Speak to people who have succeeded in the application process previously. Find out what worked for them and what didn’t and use their experience to finesse your application. The collegiality of the Bar cannot be overstated; keep an eye out on Twitter or LinkedIn because there are always members of the Bar willing to give up their free time to provide feedback. Use the Inns. They are there to provide you with resources aimed at helping you succeed. Every year they will host a free workshop session where you can have your CV or application scrutinised by a member of the bar. This can be a priceless opportunity to get some really detailed feedback before you send off your application. Have someone you trust, a friend or family member, to take a look over your final application to check for typos.

4. Remember that your application is a piece of written advocacy

Your written application is the first interaction between you and the pupillage committee. Make a good first impression. This is your opportunity to show the panel your qualities as a written advocate. Be concise. Avoid clichés. Provide evidence in support of your answers. Once you have finished your form, go back over it, and ask yourself whether you have actually answered the questions being asked of you in the application – be self-critical and leave plenty of time to review.

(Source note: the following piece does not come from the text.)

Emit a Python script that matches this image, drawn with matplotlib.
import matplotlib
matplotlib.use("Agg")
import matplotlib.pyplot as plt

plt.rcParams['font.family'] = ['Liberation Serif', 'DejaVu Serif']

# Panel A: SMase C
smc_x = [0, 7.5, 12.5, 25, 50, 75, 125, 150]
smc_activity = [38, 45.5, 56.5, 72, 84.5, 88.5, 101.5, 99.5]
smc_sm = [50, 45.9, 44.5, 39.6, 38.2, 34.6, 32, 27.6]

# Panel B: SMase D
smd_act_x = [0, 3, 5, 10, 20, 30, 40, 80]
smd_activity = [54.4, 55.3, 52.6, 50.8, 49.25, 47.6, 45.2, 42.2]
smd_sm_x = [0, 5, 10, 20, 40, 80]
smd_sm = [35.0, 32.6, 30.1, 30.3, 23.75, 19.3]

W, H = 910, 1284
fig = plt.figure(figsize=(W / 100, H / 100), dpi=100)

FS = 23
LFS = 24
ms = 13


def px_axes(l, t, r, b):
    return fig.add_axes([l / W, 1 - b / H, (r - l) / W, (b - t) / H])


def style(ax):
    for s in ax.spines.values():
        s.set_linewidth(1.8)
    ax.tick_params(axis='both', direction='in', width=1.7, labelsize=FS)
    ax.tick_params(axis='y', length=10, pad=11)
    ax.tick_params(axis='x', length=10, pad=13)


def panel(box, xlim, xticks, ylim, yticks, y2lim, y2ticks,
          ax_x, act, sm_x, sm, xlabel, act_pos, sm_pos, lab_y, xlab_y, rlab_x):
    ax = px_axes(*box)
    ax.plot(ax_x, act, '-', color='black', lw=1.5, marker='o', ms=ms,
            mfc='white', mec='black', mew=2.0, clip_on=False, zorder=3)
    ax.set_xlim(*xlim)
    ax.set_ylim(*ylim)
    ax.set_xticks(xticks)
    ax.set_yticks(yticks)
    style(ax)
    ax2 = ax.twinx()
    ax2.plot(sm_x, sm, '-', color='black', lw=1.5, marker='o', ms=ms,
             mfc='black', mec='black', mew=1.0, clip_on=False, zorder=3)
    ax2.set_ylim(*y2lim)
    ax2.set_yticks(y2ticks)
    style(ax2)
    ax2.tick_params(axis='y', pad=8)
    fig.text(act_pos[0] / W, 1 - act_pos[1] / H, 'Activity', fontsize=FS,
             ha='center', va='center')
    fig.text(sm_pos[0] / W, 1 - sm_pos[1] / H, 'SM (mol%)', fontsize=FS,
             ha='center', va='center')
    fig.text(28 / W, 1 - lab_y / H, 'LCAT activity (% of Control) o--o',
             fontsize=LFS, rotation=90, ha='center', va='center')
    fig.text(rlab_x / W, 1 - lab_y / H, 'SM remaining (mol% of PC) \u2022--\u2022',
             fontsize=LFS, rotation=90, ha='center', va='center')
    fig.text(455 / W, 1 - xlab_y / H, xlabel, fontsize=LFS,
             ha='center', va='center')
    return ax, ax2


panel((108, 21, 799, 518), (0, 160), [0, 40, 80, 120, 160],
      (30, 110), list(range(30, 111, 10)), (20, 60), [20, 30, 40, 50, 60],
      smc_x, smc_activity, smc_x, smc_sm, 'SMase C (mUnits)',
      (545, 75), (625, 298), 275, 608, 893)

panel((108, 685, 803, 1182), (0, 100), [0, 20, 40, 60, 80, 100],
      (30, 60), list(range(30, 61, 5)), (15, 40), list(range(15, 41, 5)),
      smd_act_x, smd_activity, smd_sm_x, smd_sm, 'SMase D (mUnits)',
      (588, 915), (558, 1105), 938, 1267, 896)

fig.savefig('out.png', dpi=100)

Proofread, proofread, and then proofread once more. There are no excuses for poor spelling and grammar. Read your application out loud to yourself. This almost always results in picking up something you didn’t notice when you read it in your head previously. A concise and well-reasoned written application will endear you to a pupillage panel because it shows that you can be focused and persuasive – vital skills needed to succeed at the Bar.

Word counts are a maximum, not necessarily a goal; if you can convey everything you want to say in 150 words, don’t try to pad it out with waffle. One approach is to look at what you’ve written and ask if every word is adding something to the sentence; if it isn’t, remove it. If you do this, you can often shave words off of your answers, which will in turn allow you to add another impactful sentence. This is true for all parts of the form, not just the questions about why you want to be a barrister. Apply it to the sections on past employment and experience (legal or otherwise), outside interests, and mitigating circumstances – if you overlook those sections, you are missing an opportunity to demonstrate your written advocacy skills. Use every box on the application form wisely.

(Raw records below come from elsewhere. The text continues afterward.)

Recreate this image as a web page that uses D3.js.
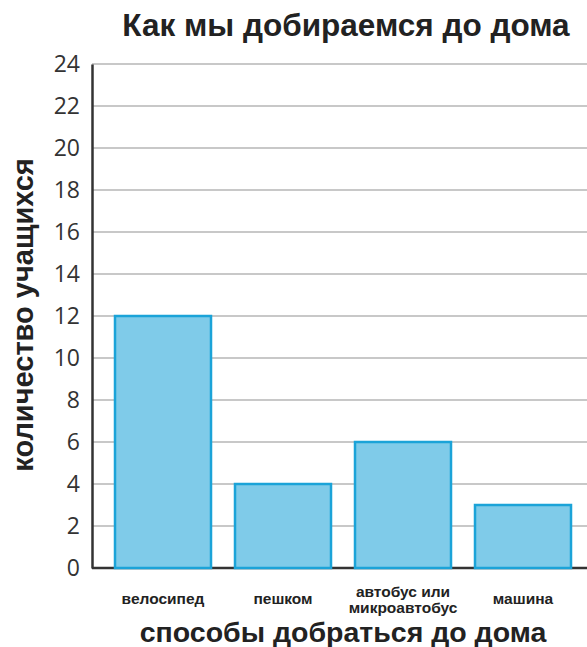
<!DOCTYPE html>
<html>
<head>
<meta charset="utf-8">
<script src="https://cdn.jsdelivr.net/npm/d3@7"></script>
<style>
  html, body { margin: 0; padding: 0; background: #fff; }
  svg { display: block; }
</style>
</head>
<body>
<svg id="chart" width="587" height="647"></svg>
<script>
// Ways pupils get home
const categories = ["велосипед", "пешком", "автобус или\nмикроавтобус", "машина"];
const pupils = [12, 4, 6, 3];
const yTicks = [0, 2, 4, 6, 8, 10, 12, 14, 16, 18, 20, 22, 24];

const svg = d3.select("#chart");
const W = 587, H = 647;
const plotLeft = 92, plotBottom = 568, plotTop = 64;

const y = d3.scaleLinear().domain([0, 24]).range([plotBottom, plotTop]);
const x = d3.scaleBand().domain(categories).range([91, 595])
  .paddingInner(0.2).paddingOuter(0.2);

// horizontal grid
svg.append("g").selectAll("line").data(yTicks.filter(d => d > 0)).join("line")
  .attr("x1", plotLeft).attr("x2", W)
  .attr("y1", d => y(d)).attr("y2", d => y(d))
  .attr("stroke", "#c8c8c8").attr("stroke-width", 2);

// baseline
svg.append("line").attr("x1", plotLeft).attr("x2", W)
  .attr("y1", y(0)).attr("y2", y(0))
  .attr("stroke", "#333").attr("stroke-width", 2.5);

// bars
svg.append("g").selectAll("rect").data(pupils).join("rect")
  .attr("x", (d, i) => x(categories[i]))
  .attr("y", d => y(d))
  .attr("width", x.bandwidth())
  .attr("height", d => y(0) - y(d))
  .attr("fill", "#7fcbe9")
  .attr("stroke", "#1ba3d8")
  .attr("stroke-width", 2.5);

// y axis
const yAxis = svg.append("g").attr("transform", `translate(${plotLeft},0)`)
  .call(d3.axisLeft(y).tickValues(yTicks).tickSize(0).tickPadding(12));
yAxis.select(".domain").attr("stroke", "#333").attr("stroke-width", 2.5);
yAxis.selectAll("text")
  .attr("font-family", "'Open Sans', sans-serif")
  .attr("font-size", 23)
  .attr("fill", "#333");

// category labels
const catG = svg.append("g");
categories.forEach((c, i) => {
  const lines = c.split("\n");
  const cx = x(c) + x.bandwidth() / 2;
  const t = catG.append("text")
    .attr("x", cx)
    .attr("text-anchor", "middle")
    .attr("font-family", "'Liberation Sans', Arial, sans-serif")
    .attr("font-weight", "bold")
    .attr("font-size", 15.5)
    .attr("fill", "#222");
  const y0 = lines.length === 1 ? 604 : 597;
  lines.forEach((ln, k) => {
    t.append("tspan").attr("x", cx).attr("y", y0 + k * 16).text(ln);
  });
});

// title
svg.append("text")
  .attr("x", 346).attr("y", 36)
  .attr("text-anchor", "middle")
  .attr("font-family", "'Liberation Sans', Arial, sans-serif")
  .attr("font-weight", "bold")
  .attr("font-size", 31.5)
  .attr("fill", "#222")
  .text("Как мы добираемся до дома");

// x axis title
svg.append("text")
  .attr("x", 343).attr("y", 642)
  .attr("text-anchor", "middle")
  .attr("font-family", "'Liberation Sans', Arial, sans-serif")
  .attr("font-weight", "bold")
  .attr("font-size", 28.5)
  .attr("fill", "#222")
  .text("способы добраться до дома");

// y axis title
svg.append("text")
  .attr("transform", "translate(33,315) rotate(-90)")
  .attr("text-anchor", "middle")
  .attr("font-family", "'Liberation Sans', Arial, sans-serif")
  .attr("font-weight", "bold")
  .attr("font-size", 29)
  .attr("fill", "#222")
  .text("количество учащихся");
</script>
</body>
</html>
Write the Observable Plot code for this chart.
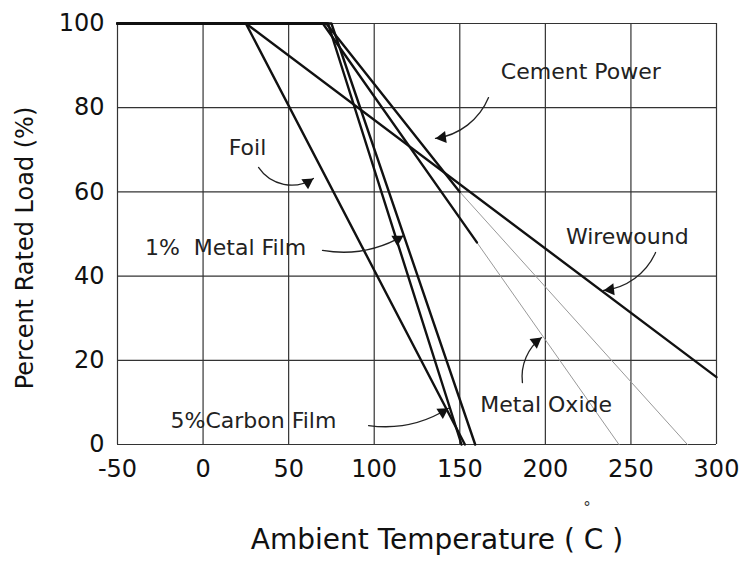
<!DOCTYPE html>
<html><head><meta charset="utf-8">
<script src="https://cdn.jsdelivr.net/npm/d3@7"></script>
<script src="https://cdn.jsdelivr.net/npm/@observablehq/plot@0.6"></script>
<style>body{margin:0;background:#fff}</style>
</head><body><div id="chart"></div>
<script>
// Axis ticks
const xTicks = [-50, 0, 50, 100, 150, 200, 250, 300];
const yTicks = [0, 20, 40, 60, 80, 100];

// Derating curves: ambient temperature (°C) vs percent rated load
const foilT = [-50, 25, 153];
const foilLoad = [100, 100, 0];
const wirewoundT = [-50, 25, 300];
const wirewoundLoad = [100, 100, 16];
const metalFilmT = [-50, 73, 151];
const metalFilmLoad = [100, 100, 0];
const carbonFilmT = [-50, 75, 159];
const carbonFilmLoad = [100, 100, 0];
const cementT = [-50, 70, 160];
const cementLoad = [100, 100, 48];
const cementExtT = [160, 243];
const cementExtLoad = [48, 0];
const oxideT = [-50, 72, 150];
const oxideLoad = [100, 100, 60];
const oxideExtT = [150, 283];
const oxideExtLoad = [60, 0];

// Annotation labels (data coordinates)
const labels = ["Cement Power", "Foil", "1%  Metal Film", "Wirewound", "Metal Oxide", "5%Carbon Film"];
const labelT = [174, 15, -34, 212, 162, -19];
const labelLoad = [88.6, 70.5, 46.6, 49.2, 9.5, 5.7];
// Annotation arrows
const arrowT1 = [166.8, 32.4, 69.8, 264.4, 186.6, 96.7];
const arrowLoad1 = [82.4, 65.8, 46.1, 45.6, 14.7, 4.5];
const arrowT2 = [135.8, 64.5, 117.1, 234, 197.8, 143.4];
const arrowLoad2 = [72.7, 63.2, 49.6, 36.6, 25.4, 8.6];
const arrowBend = [30, -45, -20, 30, 30, -20];

const rows = (name, T, L) => T.map((t, i) => ({series: name, t, load: L[i]}));
const thick = [
  ...rows("Foil", foilT, foilLoad),
  ...rows("Wirewound", wirewoundT, wirewoundLoad),
  ...rows("1% Metal Film", metalFilmT, metalFilmLoad),
  ...rows("5% Carbon Film", carbonFilmT, carbonFilmLoad),
  ...rows("Cement Power", cementT, cementLoad),
  ...rows("Metal Oxide", oxideT, oxideLoad)
];
const thin = [
  ...rows("Cement Power", cementExtT, cementExtLoad),
  ...rows("Metal Oxide", oxideExtT, oxideExtLoad)
];
const arrows = labels.map((l, i) => ({x1: arrowT1[i], y1: arrowLoad1[i], x2: arrowT2[i], y2: arrowLoad2[i], bend: arrowBend[i]}));
const texts = labels.map((l, i) => ({label: l, t: labelT[i], load: labelLoad[i]}));

const font = "'DejaVu Sans', 'Liberation Sans', Arial, sans-serif";
const headR = 4.5;

function build(heads) {
  return Plot.plot({
    width: 741, height: 561,
    marginTop: 23, marginBottom: 117, marginLeft: 117, marginRight: 25,
    style: {fontFamily: font, background: "#fff", color: "#111"},
    x: {domain: [-50, 300], label: null},
    y: {domain: [0, 100], label: null},
    marks: [
      Plot.gridX(xTicks, {stroke: "#333", strokeOpacity: 1, strokeWidth: 1.2}),
      Plot.gridY(yTicks, {stroke: "#333", strokeOpacity: 1, strokeWidth: 1.2}),
      Plot.axisX(xTicks, {tickSize: 0, tickPadding: 15, fontSize: 24, label: null, tickFormat: d => String(d), fill: "#111"}),
      Plot.axisY(yTicks, {tickSize: 0, tickPadding: 13, fontSize: 24, label: null, tickFormat: d => String(d), fill: "#111"}),
      Plot.line(thin, {x: "t", y: "load", z: "series", stroke: "#999", strokeWidth: 1}),
      Plot.line(thick, {x: "t", y: "load", z: "series", stroke: "#111", strokeWidth: 2.4}),
      ...arrows.map(a => Plot.arrow([a], {x1: "x1", y1: "y1", x2: "x2", y2: "y2", bend: a.bend, headLength: 0, stroke: "#222", strokeWidth: 1.3})),
      Plot.dot(heads, {x: "x", y: "y", rotate: "rotate", symbol: "triangle", r: headR, fill: "#111", stroke: "none"}),
      Plot.text(texts, {x: "t", y: "load", text: "label", textAnchor: "start", fontSize: 22, fill: "#222"}),
      Plot.text(["Ambient Temperature ( C )"], {text: d => d, frameAnchor: "bottom", dx: 20, dy: 104, fontSize: 28, fill: "#111"}),
      Plot.text(["°"], {text: d => d, frameAnchor: "bottom", dx: 170, dy: 68, fontSize: 15, fill: "#333"}),
      Plot.text(["Percent Rated Load (%)"], {text: d => d, frameAnchor: "left", textAnchor: "middle", rotate: -90, dx: -92, dy: 14, fontSize: 24, fill: "#111"})
    ]
  });
}

// First pass to obtain the scales, then place filled arrowheads along each arc's end tangent
const first = build([]);
const xs = first.scale("x"), ys = first.scale("y");
const back = 2 * Math.sqrt((Math.PI * headR * headR) / (3 * Math.sqrt(3)));
const heads = arrows.map(a => {
  const px1 = xs.apply(a.x1), py1 = ys.apply(a.y1), px2 = xs.apply(a.x2), py2 = ys.apply(a.y2);
  const chord = Math.atan2(py2 - py1, px2 - px1);
  const end = chord + a.bend * Math.PI / 180;
  return {x: xs.invert(px2 - back * Math.cos(end)), y: ys.invert(py2 - back * Math.sin(end)), rotate: end * 180 / Math.PI + 90};
});
document.getElementById("chart").appendChild(build(heads));
</script>
</body></html>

5. Make sure that you are selling yourself to the best of your ability

Many people initially find it hard to promote themselves in the way that you need to in a written application. You have to be your own advocate, which means highlighting your strengths, successes, and achievements, which isn’t something that necessarily comes easily. However, this is really important – if you undersell your achievements and experiences, you are only doing yourself a disservice. A pupillage committee cannot read between the lines and infer your strengths and successes; you have to draw their attention to them.

This point also applies to extenuating circumstances; while it is up to you whether you wish to disclose them, if you choose not to disclose them then the pupillage committee cannot view your achievements in context. For example, if you had mitigating circumstances during your studies, then your educational achievements may be even more meaningful viewed in that context.

If you have a good friend who knows you well and knows the pupillage application process, try swapping forms and giving each other feedback on whether you are doing yourself justice.